A fatigued compliance culture can become performative instead of genuinely protective. Silence inside compliance departments is often interpreted as stability when it may actually signal exhaustion, fear and declining organisational confidence.
From Box-Ticking to Moral Injury
The deepest compliance burnout often comes not from workload, but from institutional hypocrisy. Increasingly, compliance professionals are expected to defend ethical standards that senior leadership does not consistently support in practice. This creates what psychologists increasingly describe as “moral injury”, a term once associated mainly with healthcare and military settings.
Across Europe and the UK, many firms publicly champion ESG commitments, diversity goals and transparent governance while internally rewarding short-term commercial performance above all else. Sustainability reporting teams have described pressure to soften environmental disclosures that might unsettle investors. Meanwhile, compliance staff running “speak-up” programmes sometimes know privately that whistleblowers fear retaliation despite official promises of protection.

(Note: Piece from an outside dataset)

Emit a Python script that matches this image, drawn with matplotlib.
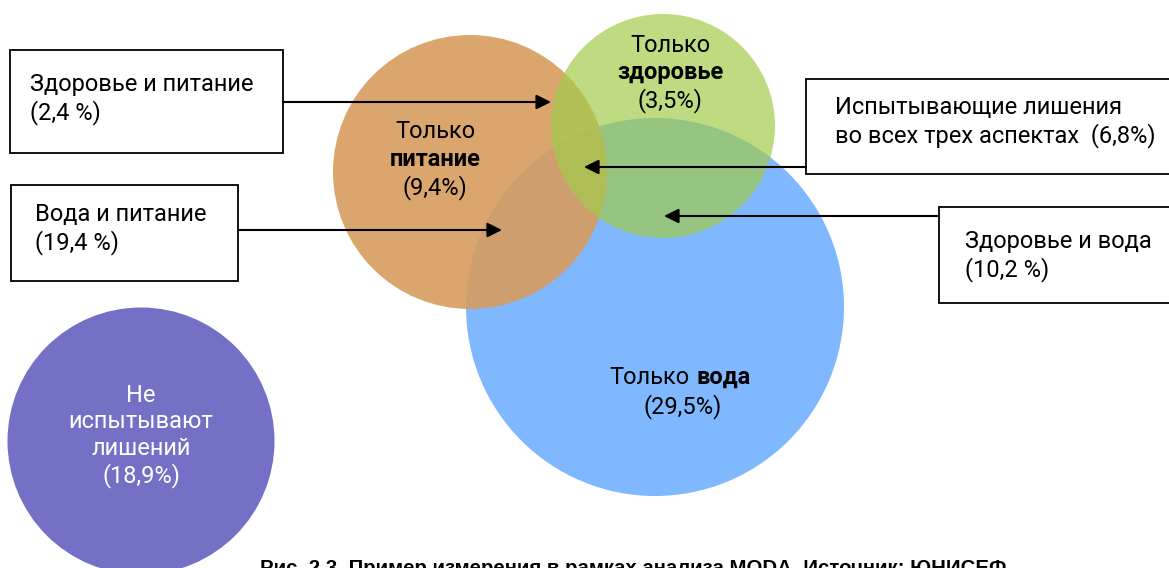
import matplotlib.pyplot as plt
from matplotlib.patches import Circle, Rectangle

plt.rcParams['font.family'] = ['Roboto', 'DejaVu Sans']

# Data: shares of children by deprivation group (%)
only_labels = ["питание", "здоровье", "вода"]
only_values = [9.4, 3.5, 29.5]
none_value = 18.9
pair_labels = ["Здоровье и питание", "Вода и питание", "Здоровье и вода"]
pair_values = [2.4, 19.4, 10.2]
all_three_value = 6.8
caption = "Рис. 2.3. Пример измерения в рамках анализа MODA. Источник: ЮНИСЕФ"


def pct(v, space=False):
    s = f"{v:.1f}".replace(".", ",")
    return f"({s} %)" if space else f"({s}%)"


W, H = 1169, 568
fig = plt.figure(figsize=(W / 100, H / 100), dpi=100)
ax = fig.add_axes([0, 0, 1, 1])
ax.set_xlim(0, W)
ax.set_ylim(H, 0)
ax.set_aspect('equal')
ax.axis('off')

fs = 17
ls = 1.2

# circles (water at bottom, nutrition, health on top)
ax.add_patch(Circle((655, 307), 189, color='#80B8FF', lw=0, zorder=1))
ax.add_patch(Circle((470, 172), 137, color='#D89C5E', alpha=0.9, lw=0, zorder=2))
ax.add_patch(Circle((663, 126), 112, color='#A1CC4A', alpha=0.69, lw=0, zorder=3))
ax.add_patch(Circle((141, 441), 133.5, color='#7370C5', lw=0, zorder=1))

# labels inside circles
ax.text(435, 131, "Только", ha='center', va='center', fontsize=fs, zorder=5)
ax.text(435, 160, only_labels[0], ha='center', va='center', fontsize=fs,
        fontweight='bold', zorder=5)
ax.text(435, 188, pct(only_values[0]), ha='center', va='center', fontsize=fs, zorder=5)

ax.text(670, 45, "Только", ha='center', va='center', fontsize=fs, zorder=5)
ax.text(670, 73, only_labels[1], ha='center', va='center', fontsize=fs,
        fontweight='bold', zorder=5)
ax.text(670, 101, pct(only_values[1]), ha='center', va='center', fontsize=fs, zorder=5)

ax.text(690, 377, "Только", ha='right', va='center', fontsize=fs, zorder=5)
ax.text(697, 377, only_labels[2], ha='left', va='center', fontsize=fs,
        fontweight='bold', zorder=5)
ax.text(683, 407, pct(only_values[2]), ha='center', va='center', fontsize=fs, zorder=5)

ax.text(141, 436, "Не\nиспытывают\nлишений\n" + pct(none_value), ha='center',
        va='center', fontsize=fs, color='white', linespacing=ls, zorder=5)

# callout boxes: (x0, y0, x1, y1), text pos, text, arrow y, arrow tip x
boxes = [
    ((10, 50, 283, 153), (30, 99), pair_labels[0] + "\n" + pct(pair_values[0], True), 102, 551),
    ((11, 185, 238, 281), (35, 229), pair_labels[1] + "\n" + pct(pair_values[1], True), 230, 502),
    ((806, 79, 1200, 174), (835, 122),
     "Испытывающие лишения\nво всех трех аспектах  " + pct(all_three_value), 167, 584),
    ((939, 207, 1200, 303), (965, 256), pair_labels[2] + "\n" + pct(pair_values[2], True), 216, 664),
]
for (x0, y0, x1, y1), (tx, ty), txt, ay, tip in boxes:
    ax.add_patch(Rectangle((x0, y0), x1 - x0, y1 - y0, facecolor='white',
                           edgecolor='black', lw=1.3, zorder=4, clip_on=False))
    ax.text(tx, ty, txt, ha='left', va='center', fontsize=fs, linespacing=ls, zorder=5)
    start = x1 if tip > x1 else x0
    ax.annotate("", xy=(tip, ay), xytext=(start, ay), zorder=6,
                arrowprops=dict(arrowstyle='-|>', color='black', lw=1.5,
                                mutation_scale=22, shrinkA=0, shrinkB=0))

ax.text(633, 559, caption, ha='center', va='top', fontsize=14.7,
        fontweight='bold', family=['Liberation Sans', 'DejaVu Sans'], zorder=5)

fig.savefig('out.png', dpi=100)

The contradiction becomes emotionally corrosive. Employees are asked to enforce values repeatedly undermined by promotion decisions, bonus structures and leadership behaviour. Diversity policies, for example, often coexist with executive cultures that continue rewarding narrow leadership profiles.
Over time, compliance work risks becoming performative rather than principled. The result is a quieter, more psychologically damaging form of burnout driven less by exhaustion alone than by prolonged exposure to organisational inconsistency.

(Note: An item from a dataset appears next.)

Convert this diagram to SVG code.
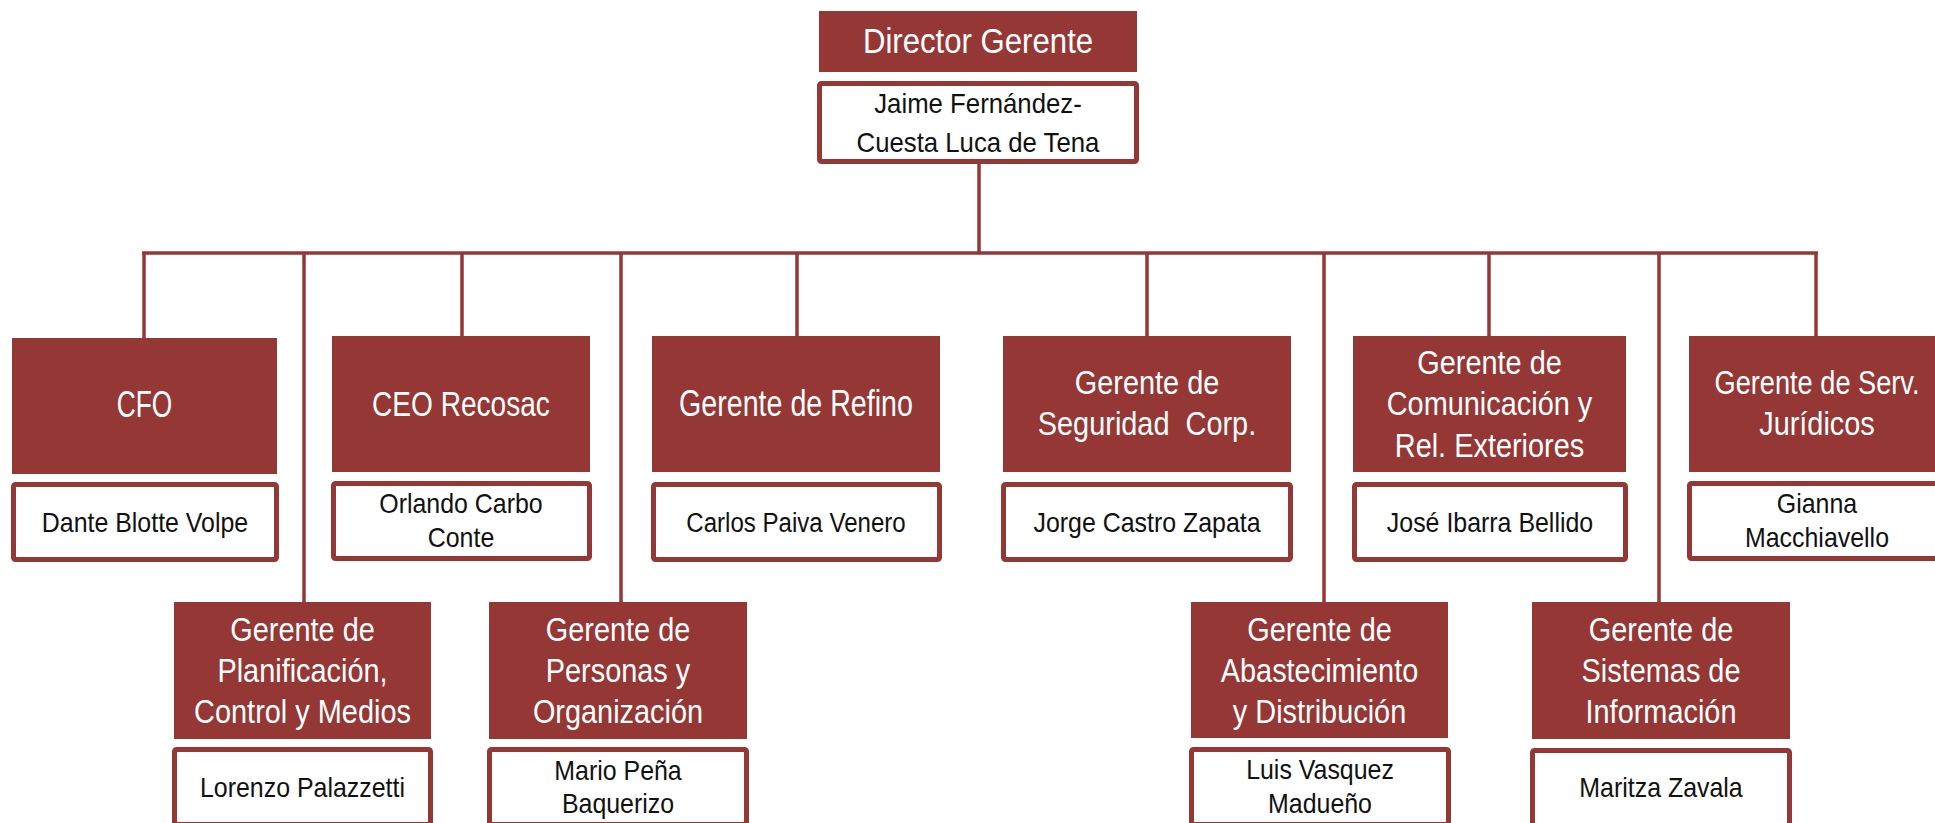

Compliance Cannot Function as Permanent Corporate Shock Absorber
Organisations cannot continue expanding oversight systems indefinitely without redesigning incentives, workflows and leadership behaviour. Compliance burnout is no longer simply an HR concern. It is increasingly a governance warning sign that reveals deeper institutional contradictions. Many businesses now mistake constant monitoring for resilience, even though excessive controls often create fatigue, silence and procedural thinking rather than genuine accountability. Real organisational stability depends less on adding new reporting layers and more on creating coherent cultures that people trust. A compliance department’s true value is not measured by processed alerts, but by whether staff still possess the courage and independence to challenge dangerous decisions early enough to matter.
And what about you…?
- Do you believe modern businesses are genuinely becoming more ethical, or simply becoming better at documenting and monitoring risk?
- How comfortable would employees in your organisation feel challenging senior leadership if they believed a serious compliance problem was being ignored?